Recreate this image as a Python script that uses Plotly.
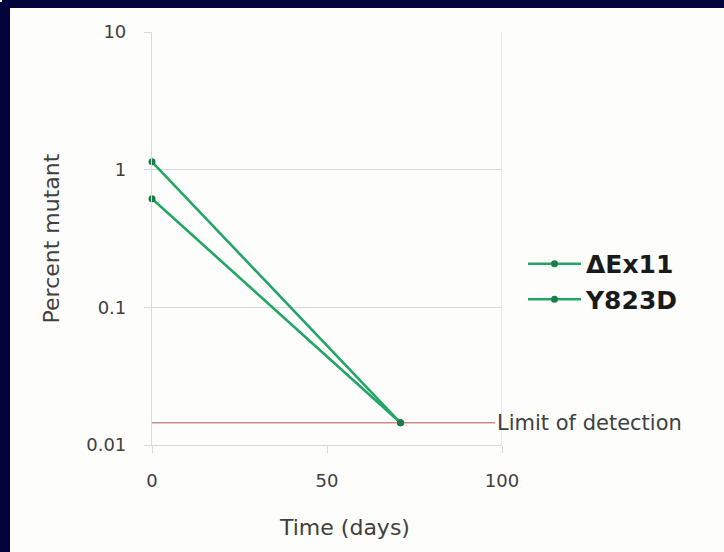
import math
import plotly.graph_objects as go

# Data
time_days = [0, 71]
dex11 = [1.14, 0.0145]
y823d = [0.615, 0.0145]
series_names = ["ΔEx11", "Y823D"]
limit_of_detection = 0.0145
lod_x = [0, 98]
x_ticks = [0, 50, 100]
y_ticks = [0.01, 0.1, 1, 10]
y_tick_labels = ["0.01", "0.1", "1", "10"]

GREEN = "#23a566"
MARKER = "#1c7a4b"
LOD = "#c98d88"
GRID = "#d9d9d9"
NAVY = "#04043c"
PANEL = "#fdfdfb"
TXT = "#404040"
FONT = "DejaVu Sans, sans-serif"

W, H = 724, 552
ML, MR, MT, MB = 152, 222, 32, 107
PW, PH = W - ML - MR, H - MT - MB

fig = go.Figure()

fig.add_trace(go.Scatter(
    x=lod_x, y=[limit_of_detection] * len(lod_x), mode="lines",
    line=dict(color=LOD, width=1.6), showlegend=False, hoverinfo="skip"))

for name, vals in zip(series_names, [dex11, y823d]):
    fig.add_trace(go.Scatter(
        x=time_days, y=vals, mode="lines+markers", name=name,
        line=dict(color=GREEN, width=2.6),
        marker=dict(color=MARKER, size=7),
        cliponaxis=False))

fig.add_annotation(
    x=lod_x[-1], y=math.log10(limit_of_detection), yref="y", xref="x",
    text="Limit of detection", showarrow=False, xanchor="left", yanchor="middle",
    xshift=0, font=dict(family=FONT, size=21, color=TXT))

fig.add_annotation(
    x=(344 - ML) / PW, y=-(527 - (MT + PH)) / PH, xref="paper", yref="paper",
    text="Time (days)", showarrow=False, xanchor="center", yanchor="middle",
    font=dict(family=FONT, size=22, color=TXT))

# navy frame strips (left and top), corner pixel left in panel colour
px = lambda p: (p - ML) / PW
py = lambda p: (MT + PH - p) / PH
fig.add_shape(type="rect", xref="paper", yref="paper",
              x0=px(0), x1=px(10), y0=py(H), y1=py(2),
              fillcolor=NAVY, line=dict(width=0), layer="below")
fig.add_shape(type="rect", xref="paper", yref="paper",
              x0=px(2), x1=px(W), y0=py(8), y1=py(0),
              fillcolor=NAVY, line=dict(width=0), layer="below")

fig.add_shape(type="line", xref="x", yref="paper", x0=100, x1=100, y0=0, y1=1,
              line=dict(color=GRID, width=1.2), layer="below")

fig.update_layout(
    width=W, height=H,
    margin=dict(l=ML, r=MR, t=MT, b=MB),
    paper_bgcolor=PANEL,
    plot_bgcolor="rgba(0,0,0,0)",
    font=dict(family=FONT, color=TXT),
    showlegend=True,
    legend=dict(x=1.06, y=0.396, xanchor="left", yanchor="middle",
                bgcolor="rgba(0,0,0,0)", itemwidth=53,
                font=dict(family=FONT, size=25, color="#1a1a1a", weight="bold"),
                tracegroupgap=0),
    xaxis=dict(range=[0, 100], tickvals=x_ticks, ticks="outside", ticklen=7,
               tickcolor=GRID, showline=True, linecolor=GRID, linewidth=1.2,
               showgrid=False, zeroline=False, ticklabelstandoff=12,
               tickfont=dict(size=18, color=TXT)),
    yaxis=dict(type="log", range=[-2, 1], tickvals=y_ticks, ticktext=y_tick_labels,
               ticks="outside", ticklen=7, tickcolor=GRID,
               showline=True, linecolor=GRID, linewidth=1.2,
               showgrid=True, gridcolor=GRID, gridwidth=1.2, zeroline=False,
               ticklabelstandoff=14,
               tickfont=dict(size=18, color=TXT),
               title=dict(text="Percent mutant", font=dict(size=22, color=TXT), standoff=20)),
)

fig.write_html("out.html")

· · · ·

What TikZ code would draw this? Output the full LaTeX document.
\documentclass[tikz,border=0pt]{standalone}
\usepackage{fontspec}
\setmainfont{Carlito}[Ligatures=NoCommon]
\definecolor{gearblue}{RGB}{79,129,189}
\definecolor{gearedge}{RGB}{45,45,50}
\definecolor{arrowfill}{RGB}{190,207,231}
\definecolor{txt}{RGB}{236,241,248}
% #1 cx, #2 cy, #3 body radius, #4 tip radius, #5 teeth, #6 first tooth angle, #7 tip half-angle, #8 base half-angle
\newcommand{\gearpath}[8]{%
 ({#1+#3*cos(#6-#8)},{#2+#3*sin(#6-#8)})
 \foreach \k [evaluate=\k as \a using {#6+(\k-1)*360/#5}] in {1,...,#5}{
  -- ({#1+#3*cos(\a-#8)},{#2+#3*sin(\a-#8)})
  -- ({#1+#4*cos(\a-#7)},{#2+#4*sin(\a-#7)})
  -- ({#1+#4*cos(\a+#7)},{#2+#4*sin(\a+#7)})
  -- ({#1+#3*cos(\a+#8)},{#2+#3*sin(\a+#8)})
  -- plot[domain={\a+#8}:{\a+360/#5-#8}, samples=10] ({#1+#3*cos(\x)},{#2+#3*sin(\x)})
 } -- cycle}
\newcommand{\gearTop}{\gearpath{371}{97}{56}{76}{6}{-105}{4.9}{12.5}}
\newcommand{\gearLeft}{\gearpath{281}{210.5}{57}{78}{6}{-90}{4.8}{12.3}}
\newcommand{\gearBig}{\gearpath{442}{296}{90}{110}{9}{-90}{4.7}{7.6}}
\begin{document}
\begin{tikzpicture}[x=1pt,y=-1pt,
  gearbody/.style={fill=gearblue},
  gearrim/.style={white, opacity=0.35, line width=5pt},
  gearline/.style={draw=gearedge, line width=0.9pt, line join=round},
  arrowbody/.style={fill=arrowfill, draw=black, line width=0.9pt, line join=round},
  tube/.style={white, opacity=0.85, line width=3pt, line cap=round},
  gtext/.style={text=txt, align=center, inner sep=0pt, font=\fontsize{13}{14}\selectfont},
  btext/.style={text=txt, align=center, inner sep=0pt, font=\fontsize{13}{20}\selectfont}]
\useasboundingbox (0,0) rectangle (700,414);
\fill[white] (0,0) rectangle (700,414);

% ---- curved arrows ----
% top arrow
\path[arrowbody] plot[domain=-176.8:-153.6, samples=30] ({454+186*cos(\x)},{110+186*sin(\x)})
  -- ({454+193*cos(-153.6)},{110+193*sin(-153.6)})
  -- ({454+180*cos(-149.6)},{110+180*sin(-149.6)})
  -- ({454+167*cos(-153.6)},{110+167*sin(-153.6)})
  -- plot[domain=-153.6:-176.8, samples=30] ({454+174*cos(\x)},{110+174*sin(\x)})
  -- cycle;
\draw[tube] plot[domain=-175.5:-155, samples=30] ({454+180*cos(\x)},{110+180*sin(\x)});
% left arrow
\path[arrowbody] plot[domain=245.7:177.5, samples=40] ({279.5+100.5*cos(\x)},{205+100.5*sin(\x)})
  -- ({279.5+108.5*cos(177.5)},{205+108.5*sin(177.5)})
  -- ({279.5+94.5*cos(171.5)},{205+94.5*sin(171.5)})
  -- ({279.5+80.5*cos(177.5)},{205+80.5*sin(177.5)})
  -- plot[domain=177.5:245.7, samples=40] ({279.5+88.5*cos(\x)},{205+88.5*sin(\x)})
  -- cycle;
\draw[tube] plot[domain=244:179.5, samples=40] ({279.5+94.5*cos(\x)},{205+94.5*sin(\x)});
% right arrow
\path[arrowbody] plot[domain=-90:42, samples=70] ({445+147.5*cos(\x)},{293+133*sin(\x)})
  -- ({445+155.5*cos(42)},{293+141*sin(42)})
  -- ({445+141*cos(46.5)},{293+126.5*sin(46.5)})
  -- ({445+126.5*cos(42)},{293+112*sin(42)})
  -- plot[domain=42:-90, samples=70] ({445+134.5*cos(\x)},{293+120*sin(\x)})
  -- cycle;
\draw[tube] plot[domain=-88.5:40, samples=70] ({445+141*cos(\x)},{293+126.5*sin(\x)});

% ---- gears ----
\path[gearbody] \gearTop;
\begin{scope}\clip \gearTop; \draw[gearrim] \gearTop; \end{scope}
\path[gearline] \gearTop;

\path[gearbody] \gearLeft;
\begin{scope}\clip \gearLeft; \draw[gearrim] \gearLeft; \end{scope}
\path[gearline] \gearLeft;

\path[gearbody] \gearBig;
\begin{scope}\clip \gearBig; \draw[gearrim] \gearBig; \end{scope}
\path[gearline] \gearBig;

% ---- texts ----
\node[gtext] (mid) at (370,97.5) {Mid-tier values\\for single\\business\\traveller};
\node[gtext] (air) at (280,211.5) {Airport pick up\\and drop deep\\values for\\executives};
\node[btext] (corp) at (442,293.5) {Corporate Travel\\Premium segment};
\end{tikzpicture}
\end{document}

· · · ·

* What you will do: Transcribe exactly the lines between the one containing "Recreate this image" and the one containing "xshift=0, font=dict(family=FONT, size=21, color=TXT))", counting both ends. Pictures are not copied.

* Full solution:
Recreate this image as a Python script that uses Plotly.
import math
import plotly.graph_objects as go

# Data
time_days = [0, 71]
dex11 = [1.14, 0.0145]
y823d = [0.615, 0.0145]
series_names = ["ΔEx11", "Y823D"]
limit_of_detection = 0.0145
lod_x = [0, 98]
x_ticks = [0, 50, 100]
y_ticks = [0.01, 0.1, 1, 10]
y_tick_labels = ["0.01", "0.1", "1", "10"]

GREEN = "#23a566"
MARKER = "#1c7a4b"
LOD = "#c98d88"
GRID = "#d9d9d9"
NAVY = "#04043c"
PANEL = "#fdfdfb"
TXT = "#404040"
FONT = "DejaVu Sans, sans-serif"

W, H = 724, 552
ML, MR, MT, MB = 152, 222, 32, 107
PW, PH = W - ML - MR, H - MT - MB

fig = go.Figure()

fig.add_trace(go.Scatter(
    x=lod_x, y=[limit_of_detection] * len(lod_x), mode="lines",
    line=dict(color=LOD, width=1.6), showlegend=False, hoverinfo="skip"))

for name, vals in zip(series_names, [dex11, y823d]):
    fig.add_trace(go.Scatter(
        x=time_days, y=vals, mode="lines+markers", name=name,
        line=dict(color=GREEN, width=2.6),
        marker=dict(color=MARKER, size=7),
        cliponaxis=False))

fig.add_annotation(
    x=lod_x[-1], y=math.log10(limit_of_detection), yref="y", xref="x",
    text="Limit of detection", showarrow=False, xanchor="left", yanchor="middle",
    xshift=0, font=dict(family=FONT, size=21, color=TXT))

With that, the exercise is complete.